## WORK TO DO
Which lines hold the word "matplotlib"? Copy each of them from the material.

## DATA LINES
== == ==
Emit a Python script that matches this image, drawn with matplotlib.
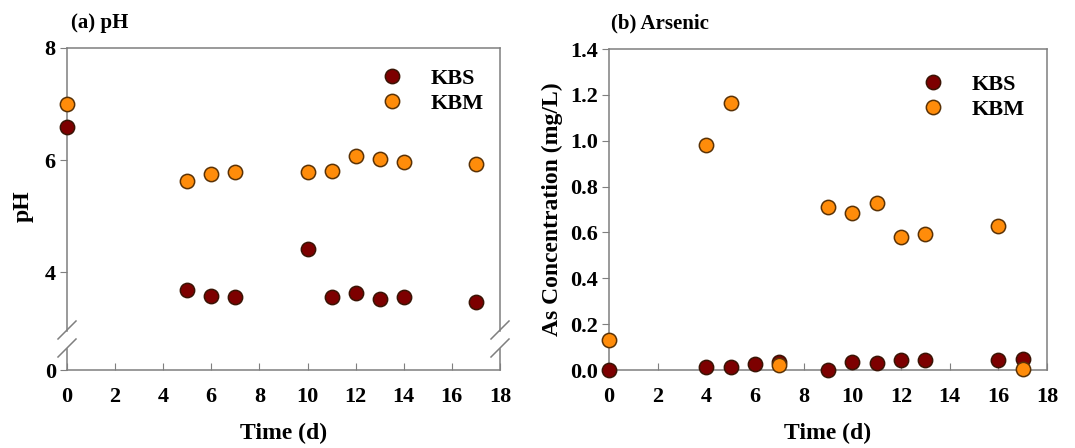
"""
Two-panel scatter: (a) pH with a broken y-axis, (b) arsenic concentration.
Writes out.png.
"""

import matplotlib
matplotlib.use("Agg")
import matplotlib.pyplot as plt
from matplotlib.lines import Line2D

plt.rcParams["font.family"] = ["Liberation Serif", "DejaVu Serif"]
plt.rcParams["font.weight"] = "bold"

# ---- data -------------------------------------------------------------
PH_DAYS = [0, 5, 6, 7, 10, 11, 12, 13, 14, 17]
PH_KBS = [6.59, 3.68, 3.58, 3.56, 4.42, 3.56, 3.62, 3.52, 3.55, 3.47]
PH_KBM = [7.00, 5.63, 5.75, 5.79, 5.79, 5.80, 6.07, 6.02, 5.97, 5.93]

AS_DAYS = [0, 4, 5, 6, 7, 9, 10, 11, 12, 13, 16, 17]
AS_KBS = [0.000, 0.015, 0.015, 0.025, 0.033, 0.000, 0.036, 0.031, 0.044, 0.044, 0.044, 0.050]
AS_KBM_DAYS = [0, 4, 5, 7, 9, 10, 11, 12, 13, 16, 17]
AS_KBM = [0.13, 0.98, 1.164, 0.022, 0.713, 0.684, 0.729, 0.581, 0.595, 0.629, 0.003]

X_TICKS = list(range(0, 19, 2))
SERIES = ["KBS", "KBM"]

# ---- style ------------------------------------------------------------
KBS_FACE, KBS_EDGE = "#7d0000", "#3a1405"
KBM_FACE, KBM_EDGE = "#ff8c0a", "#5a3206"
SPINE = "#7f7f7f"
MS = 10.3
FS_TICK = 16
FS_LABEL = 17
FIG_W, FIG_H = 1075, 448


def style_axis(ax):
    for sp in ax.spines.values():
        sp.set_color(SPINE)
        sp.set_linewidth(1.1)
    ax.tick_params(axis="x", direction="in", length=5, color=SPINE,
                   labelsize=FS_TICK, pad=12)
    ax.tick_params(axis="y", direction="out", length=5, color=SPINE,
                   labelsize=FS_TICK, pad=3)


def bold_ticks(ax):
    for lab in ax.get_xticklabels() + ax.get_yticklabels():
        lab.set_fontweight("bold")


def scatter(ax, x, y, face, edge):
    ax.plot(x, y, "o", ms=MS, mfc=face, mec=edge, mew=1.1, ls="none",
            clip_on=False, zorder=3)


def add_legend(ax, anchor):
    handles = [Line2D([], [], marker="o", ls="none", ms=MS, mfc=KBS_FACE,
                      mec=KBS_EDGE, mew=1.1),
               Line2D([], [], marker="o", ls="none", ms=MS, mfc=KBM_FACE,
                      mec=KBM_EDGE, mew=1.1)]
    ax.legend(handles, SERIES, loc="upper left", bbox_to_anchor=anchor,
              frameon=False, fontsize=16, handletextpad=0.75,
              labelspacing=0.2, borderaxespad=0)


def break_mark(x_px, y_px, half=9):
    # slash centred on a figure pixel position (origin top-left)
    fig.add_artist(Line2D([(x_px - half) / FIG_W, (x_px + half) / FIG_W],
                          [1 - (y_px + half) / FIG_H, 1 - (y_px - half) / FIG_H],
                          color=SPINE, lw=1.1))


fig = plt.figure(figsize=(FIG_W / 100, FIG_H / 100), dpi=100)

# ---- (a) pH, broken axis ---------------------------------------------
L, W = 0.0623, 0.4028
ax_top = fig.add_axes([L, 0.2612, W, 0.8929 - 0.2612])
ax_bot = fig.add_axes([L, 0.1741, W, 0.221 - 0.1741])
for ax in (ax_top, ax_bot):
    style_axis(ax)
    ax.set_xlim(0, 18)
scatter(ax_top, PH_DAYS, PH_KBS, KBS_FACE, KBS_EDGE)
scatter(ax_top, PH_DAYS, PH_KBM, KBM_FACE, KBM_EDGE)
ax_top.set_ylim(2.95, 8)
ax_top.set_yticks([4, 6, 8])
ax_top.spines["bottom"].set_visible(False)
ax_top.tick_params(axis="x", bottom=False, labelbottom=False)
ax_bot.set_ylim(0, 0.375)
ax_bot.set_yticks([0])
ax_bot.spines["top"].set_visible(False)
ax_bot.set_xticks(X_TICKS)
bold_ticks(ax_top)
bold_ticks(ax_bot)
for x_px in (67, 500):
    break_mark(x_px, 330)
    break_mark(x_px, 348)
ax_bot.set_xlabel("Time (d)", fontsize=FS_LABEL, fontweight="bold", labelpad=12)
fig.text(0.022, 0.54, "pH", rotation=90, fontsize=FS_LABEL, fontweight="bold",
         ha="center", va="center")
fig.text(0.066, 0.948, "(a) pH", fontsize=15, fontweight="bold", va="center")
add_legend(ax_top, (0.679, 0.96))

# ---- (b) arsenic ------------------------------------------------------
ax2 = fig.add_axes([0.5665, 0.1741, 0.4074, 0.8906 - 0.1741])
style_axis(ax2)
scatter(ax2, AS_DAYS, AS_KBS, KBS_FACE, KBS_EDGE)
scatter(ax2, AS_KBM_DAYS, AS_KBM, KBM_FACE, KBM_EDGE)
ax2.set_xlim(0, 18)
ax2.set_ylim(0, 1.4)
ax2.set_xticks(X_TICKS)
ax2.set_yticks([0, 0.2, 0.4, 0.6, 0.8, 1.0, 1.2, 1.4])
ax2.set_yticklabels([f"{v:.1f}" for v in ax2.get_yticks()])
bold_ticks(ax2)
ax2.set_xlabel("Time (d)", fontsize=FS_LABEL, fontweight="bold", labelpad=12)
ax2.set_ylabel("As Concentration (mg/L)", fontsize=FS_LABEL, fontweight="bold",
               labelpad=5)
fig.text(0.568, 0.948, "(b) Arsenic", fontsize=15, fontweight="bold", va="center")
add_legend(ax2, (0.669, 0.949))

fig.savefig("out.png", dpi=100)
== == ==
## EXERCISE SOLUTION
Emit a Python script that matches this image, drawn with matplotlib.
import matplotlib
matplotlib.use("Agg")
import matplotlib.pyplot as plt
from matplotlib.lines import Line2D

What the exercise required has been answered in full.